By Dave Andrusko
When last we reported on the ongoing battle between the Trump administration and the ACLU, a pregnant 17-year-old undocumented teenager had been released from a federally funded shelter and transferred to the care of her sponsor. This meant she was free to have an abortion opposed by the Justice Department because of the Administration’s policy of not “facilitating” abortions of unaccompanied minors. However, in the latter case of “Jane Moe,” once she was transferred to a sponsor, that no longer applied.

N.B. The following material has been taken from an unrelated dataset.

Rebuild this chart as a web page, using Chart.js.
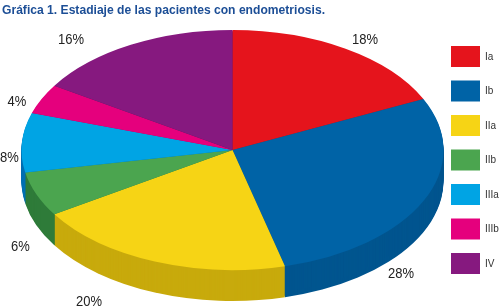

On Thursday, the day before the Supreme Court was scheduled to convene a closed-door conference to hear the Justice Department’s appeal in the case of the first abortion of an undocumented teenager, Fox News reported, “Illegal immigrant minor suggests she faced pressure to get abortion on federal dime.”
Based on a filing by the Department of Health and Human Services, Office of Refugee Resettlement (ORR), Fox News’ Jake Gibson reported that the pregnant minor identified only as “Jane Doe” said
her guardians, Rochelle Garza and Myles Garza, assisted her on Feb. 6 by giving her documents to seek an abortion. The Garzas have represented other illegal immigrant minors seeking abortions.
But in a handwritten statement a day later, the woman in this case said she didn’t want an abortion anymore and didn’t want the Garzas representing her interests.
“At this time I have changed my decision to have an abortion,” the woman said in the statement, according to the court filing.
In an apparent reference to the Garzas, the woman said: “The people I saw yesterday were lawyers that made me sign, I … do not need their help because I do not want to have an abortion.”
Gibson further reported that United States District Judge Rolando Olvera granted the government’s request to replace the Garzas as the minor’s guardians.
This all takes place against a backdrop of a two-fold fight between the Justice Department and the ACLU.
The first phase, as the Washington Post’s Ann E. Marimow explained, is “whether the ACLU can proceed with its larger challenge to the Trump administration’s policy of refusing to ‘facilitate’ abortions for unaccompanied minors who have crossed the border illegally. That policy potentially affects hundreds of teens being held in federally funded shelters. The Office of Refugee Resettlement within the Department of Human Services has said the minors have the option of returning to their home countries or finding sponsors in the U.S. as Jane Moe did in the most recent case.”
Marimow wrote, “There were 420 pregnant girls in custody during fiscal 2017, according to court records.”
The second phase deals with the serious charges leveled by the government against ACLU lawyers in the case of the first undocumented teen in government custody who sued successful to obtain an abortion. That is the case the Supreme Court was scheduled to take up today in conference.
That undocumented teen, also identified as “Jane Doe,” aborted in late October after a split DC Circuit Court of Appeals agreed with U.S. District Judge Tanya S. Chutkan.
The next month the Justice Department filed a 29-page petition, arguing that “the ACLU misled the United States as to the timing of Jane Doe’s abortion,” according to Justice Department spokesman Devin O’Malley. “After informing Justice Department attorney the procedure would occur on October 26th, Jane Doe’s attorneys scheduled the abortion for the early morning hours of October 25th, thereby thwarting Supreme Court review.” The Justice Department seeks some unspecified form of punishment.
Veteran Supreme Court reporter Lyle Denniston wrote, “The more important part of that appeal, though, is the Administration’s request for the Justices to answer this question: should lower courts be ordered to dismiss all claims for release from detention regarding minors who entered the country alone and are or were found to be pregnant?” As noted, these teenagers are currently being held in HHS- funded shelters in different states.
Dennison concluded that the first issue the Supreme Court justices would confront “is whether to grant review. If they do accept the case, it could be decided before the end of the current term, probably in late June.”